EXERCISE INSTRUCTIONS
Without the pictures, extract every line from the start of the material to the line containing "const itemH = 59.7;", both ends included.

++++++++++

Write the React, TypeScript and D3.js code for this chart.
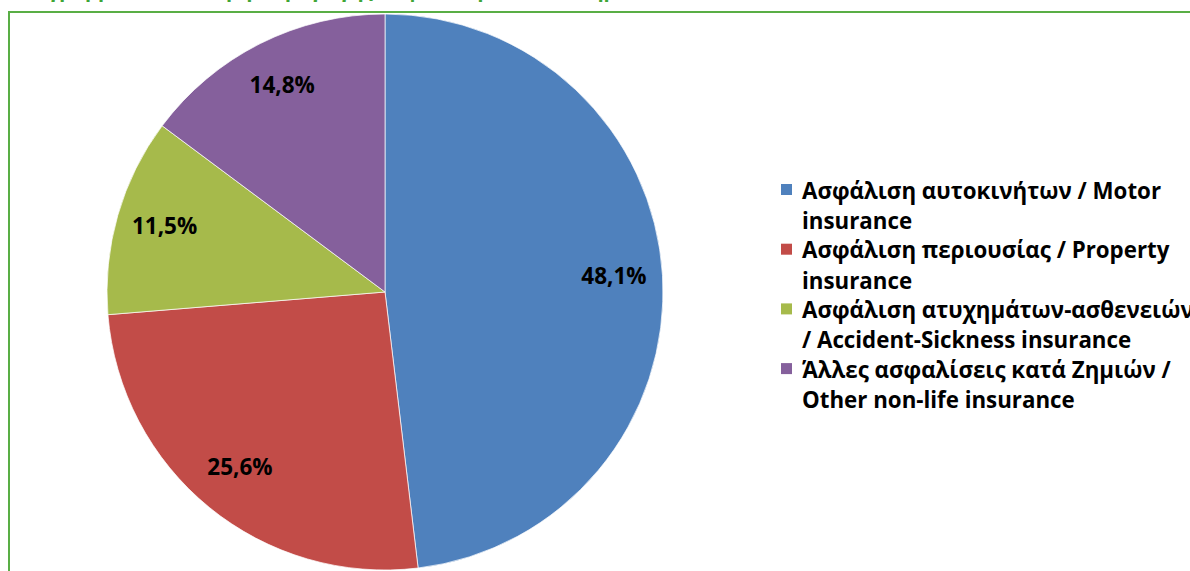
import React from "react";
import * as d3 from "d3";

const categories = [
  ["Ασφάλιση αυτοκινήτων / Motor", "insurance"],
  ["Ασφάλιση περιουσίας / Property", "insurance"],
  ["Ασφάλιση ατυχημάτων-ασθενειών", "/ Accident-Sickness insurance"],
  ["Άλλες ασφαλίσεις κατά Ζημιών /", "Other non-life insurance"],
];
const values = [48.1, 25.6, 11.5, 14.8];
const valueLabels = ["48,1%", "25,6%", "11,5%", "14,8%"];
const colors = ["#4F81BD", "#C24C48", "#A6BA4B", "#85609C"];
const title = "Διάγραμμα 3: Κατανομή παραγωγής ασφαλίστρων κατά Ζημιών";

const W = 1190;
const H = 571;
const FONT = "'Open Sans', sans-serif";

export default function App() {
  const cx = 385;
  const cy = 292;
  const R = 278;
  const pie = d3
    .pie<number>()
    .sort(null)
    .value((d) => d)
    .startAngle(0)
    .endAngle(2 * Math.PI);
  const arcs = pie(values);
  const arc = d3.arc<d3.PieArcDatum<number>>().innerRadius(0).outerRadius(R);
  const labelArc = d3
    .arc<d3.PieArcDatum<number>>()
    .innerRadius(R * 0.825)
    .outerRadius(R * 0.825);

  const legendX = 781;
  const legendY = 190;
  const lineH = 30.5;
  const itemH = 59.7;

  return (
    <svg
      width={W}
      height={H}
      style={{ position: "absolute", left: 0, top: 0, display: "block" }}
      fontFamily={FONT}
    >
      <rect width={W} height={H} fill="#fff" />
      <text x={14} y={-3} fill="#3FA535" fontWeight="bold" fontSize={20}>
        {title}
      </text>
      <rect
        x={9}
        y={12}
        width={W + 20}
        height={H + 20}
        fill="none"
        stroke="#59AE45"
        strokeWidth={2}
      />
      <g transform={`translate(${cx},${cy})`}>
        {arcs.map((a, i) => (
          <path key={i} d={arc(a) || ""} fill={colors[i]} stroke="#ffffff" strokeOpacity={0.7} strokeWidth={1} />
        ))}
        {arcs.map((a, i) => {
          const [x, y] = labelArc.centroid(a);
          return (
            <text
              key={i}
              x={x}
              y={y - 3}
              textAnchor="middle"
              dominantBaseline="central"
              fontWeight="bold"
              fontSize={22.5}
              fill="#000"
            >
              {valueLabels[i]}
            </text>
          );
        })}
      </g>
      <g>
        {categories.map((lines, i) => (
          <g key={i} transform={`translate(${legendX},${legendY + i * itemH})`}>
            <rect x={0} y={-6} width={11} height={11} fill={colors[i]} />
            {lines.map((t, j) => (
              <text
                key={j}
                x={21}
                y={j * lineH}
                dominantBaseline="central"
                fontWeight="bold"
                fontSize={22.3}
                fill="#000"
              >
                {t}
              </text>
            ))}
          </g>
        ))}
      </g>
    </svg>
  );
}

++++++++++

EXERCISE OUTPUT
Write the React, TypeScript and D3.js code for this chart.
import React from "react";
import * as d3 from "d3";

const categories = [
  ["Ασφάλιση αυτοκινήτων / Motor", "insurance"],
  ["Ασφάλιση περιουσίας / Property", "insurance"],
  ["Ασφάλιση ατυχημάτων-ασθενειών", "/ Accident-Sickness insurance"],
  ["Άλλες ασφαλίσεις κατά Ζημιών /", "Other non-life insurance"],
];
const values = [48.1, 25.6, 11.5, 14.8];
const valueLabels = ["48,1%", "25,6%", "11,5%", "14,8%"];
const colors = ["#4F81BD", "#C24C48", "#A6BA4B", "#85609C"];
const title = "Διάγραμμα 3: Κατανομή παραγωγής ασφαλίστρων κατά Ζημιών";

const W = 1190;
const H = 571;
const FONT = "'Open Sans', sans-serif";

export default function App() {
  const cx = 385;
  const cy = 292;
  const R = 278;
  const pie = d3
    .pie<number>()
    .sort(null)
    .value((d) => d)
    .startAngle(0)
    .endAngle(2 * Math.PI);
  const arcs = pie(values);
  const arc = d3.arc<d3.PieArcDatum<number>>().innerRadius(0).outerRadius(R);
  const labelArc = d3
    .arc<d3.PieArcDatum<number>>()
    .innerRadius(R * 0.825)
    .outerRadius(R * 0.825);

  const legendX = 781;
  const legendY = 190;
  const lineH = 30.5;
  const itemH = 59.7;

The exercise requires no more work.